Researchers at the Earlham Institute are investigating these diverse and understudied organisms as part of the Darwin Tree of Life Project, working to establish a new way of sorting and documenting protists from environmental samples. 

Out of the 60,000 species that are being sequenced as part of DTOL, there are only around 500 described protist species on that list. Yet there are thousands of undescribed protist species in the UK, which means this project is both sequencing those described species as well as discovering new ones.

As part of DToL, we are developing a high-throughput wet-lab and bioinformatics pipeline to sequence, assemble, and annotate the genomes of single-celled protists. By combining the latest cutting edge techniques in single-cell genomics and transcriptomics with novel metagenomics methods, we skip the problem of culturing - allowing us to generate high-quality annotated genomes from single cells and discover new species in the process. This work is only possible due to the Institute’s unique and cutting-edge pipeline for the analysis of single cells.

3. Barcoding the Broads

A public engagement project that enables schools and nature groups to document and understand the biodiversity on their doorstep. Using a tried and tested DNA barcoding method developed at the Cold Spring Harbour DNA Learning Centre, New York, this project will help to foster an appreciation of the importance of genomics research in recording, understanding, protecting, and ultimately benefiting from biodiversity.

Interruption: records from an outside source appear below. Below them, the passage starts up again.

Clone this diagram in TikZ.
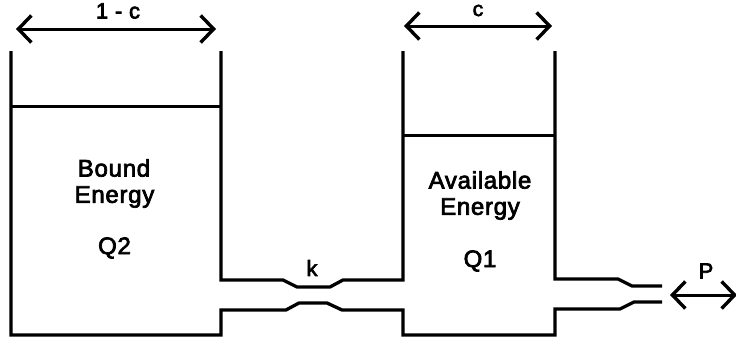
\documentclass[tikz,border=0pt]{standalone}
\usepackage{fontspec}
\setmainfont{Liberation Sans}[FakeBold=3,LetterSpace=3]
\usetikzlibrary{arrows.meta}
\tikzset{
  wall/.style={line width=3.3pt,line join=miter,line cap=butt},
  level/.style={line width=3pt},
  dim/.style={line width=3pt,{Straight Barb[length=13pt,width=27pt,line width=3.4pt]}-{Straight Barb[length=13pt,width=27pt,line width=3.4pt]}},
  lab/.style={inner sep=0pt,font=\fontsize{24}{24}\selectfont,align=center,text=black}
}
\begin{document}
\begin{tikzpicture}[x=1pt,y=-1pt]
\useasboundingbox (0,0) rectangle (736,343);
\fill[white] (0,0) rectangle (736,343);
% tanks and pipes
\draw[wall] (11,51) -- (11,335) -- (221,335) -- (221,310) -- (286,310) -- (299,303) -- (327,303) -- (342,310) -- (403,310) -- (403,335) -- (555,335) -- (555,309) -- (620,309) -- (634,302) -- (662,302);
\draw[wall] (221,51) -- (221,280) -- (283,280) -- (297,287) -- (330,287) -- (343,280) -- (403,280) -- (403,51);
\draw[wall] (555,51) -- (555,279) -- (618,279) -- (632,286) -- (662,286);
% levels
\draw[level] (11,106) -- (221,106);
\draw[level] (403,135) -- (555,135);
% dimension arrows
\coordinate (al) at (16,29); \coordinate (ar) at (216,29);
\coordinate (bl) at (404,26); \coordinate (br) at (552,26);
\coordinate (pl) at (670,295); \coordinate (pr) at (737,295);
\draw[dim] (al) -- (ar);
\draw[dim] (bl) -- (br);
\draw[dim] (pl) -- (pr);
% labels
\node[lab,font=\fontsize{22}{22}\selectfont] (t1) at (118,11) {1 - c};
\node[lab,font=\fontsize{21}{21}\selectfont] (t2) at (478,10.5) {c};
\node[lab,font=\fontsize{22}{22}\selectfont] (t3) at (706,271) {P};
\node[lab,font=\fontsize{22}{22}\selectfont] (t4) at (312,268) {k};
\node[lab] (t5) at (114,168) {Bound};
\node[lab] (t6) at (114.5,197) {Energy};
\node[lab] (t7) at (114.5,248) {Q2};
\node[lab] (t8) at (480,180) {Available};
\node[lab] (t9) at (480,209) {Energy};
\node[lab] (t10) at (480,261) {Q1};
\end{tikzpicture}
\end{document}
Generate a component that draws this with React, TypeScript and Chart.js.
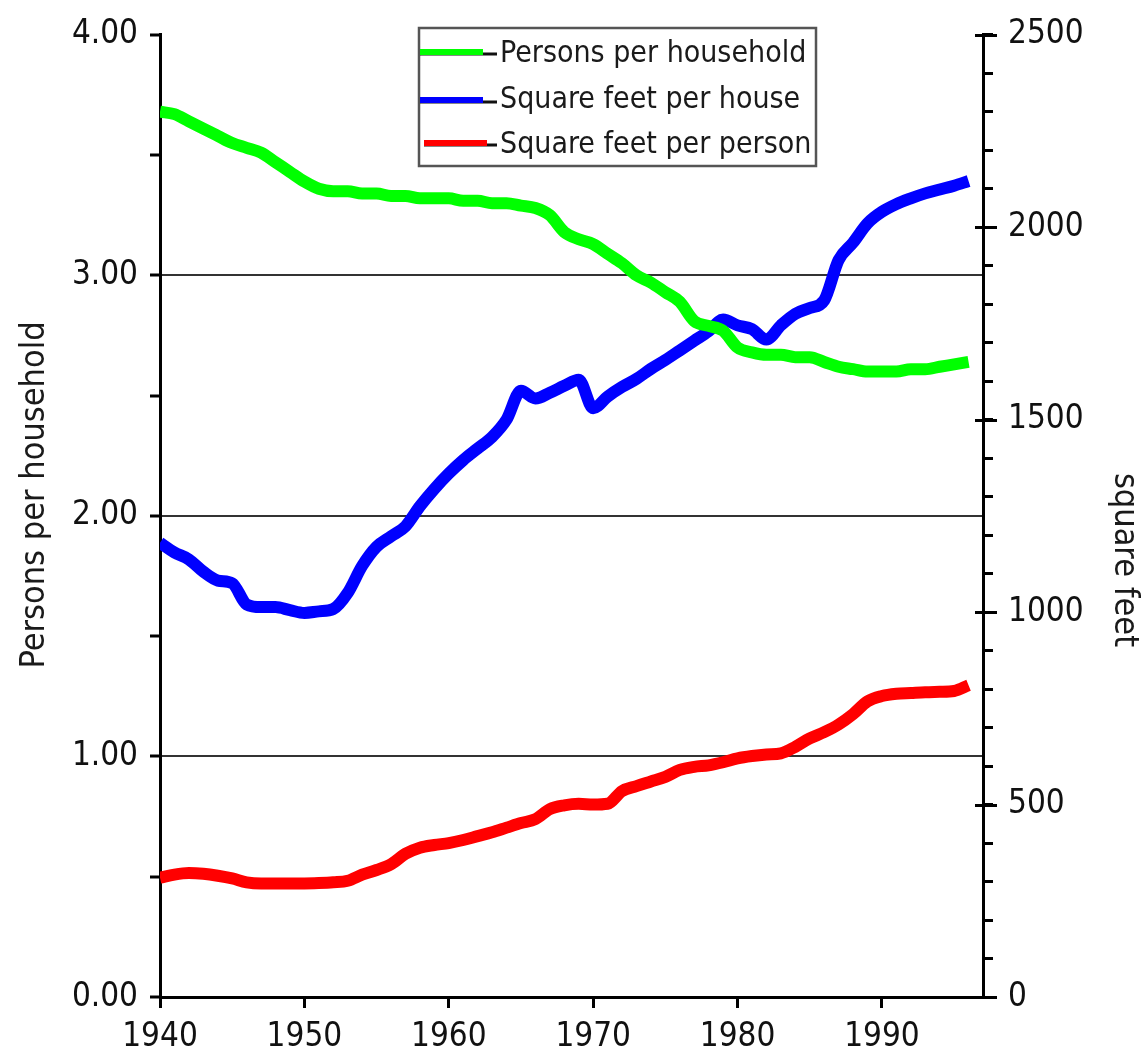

Collaborative OPen Omics (COPO)

COPO is a portal for plant scientists to describe, store and retrieve data more easily. Data description is critical to increase the value of the data itself, allowing scientists (and online search tools) to better understand its relevance.


The Wellcome Sanger Institute serves as the genomics hub in the UK, and alongside Earlham Institute, will collaborate with the Natural History Museum in London, Royal Botanic Gardens - Kew, University of Edinburgh, EMBL-EBI, University of Cambridge, Royal Botanic Gardens -  Edinburgh, Wytham Woods, University of Oxford, and the Marine Biological Association, in sample collection, DNA sequencing, assembling and annotating genomes and storing the data.

Find out more.

Impact statement.

Within the genomes of the animals, plants, fungi, and protists of the United Kingdom are untold and untapped solutions to many of our greatest global challenges. We need to protect, understand, and learn how to benefit from biodiversity before it’s wiped out forever. At the Earlham Institute, we are using our expertise in genomics, bioinformatics, and data science to help make the global moonshot of sequencing the DNA of every single eukaryote on Earth a reality.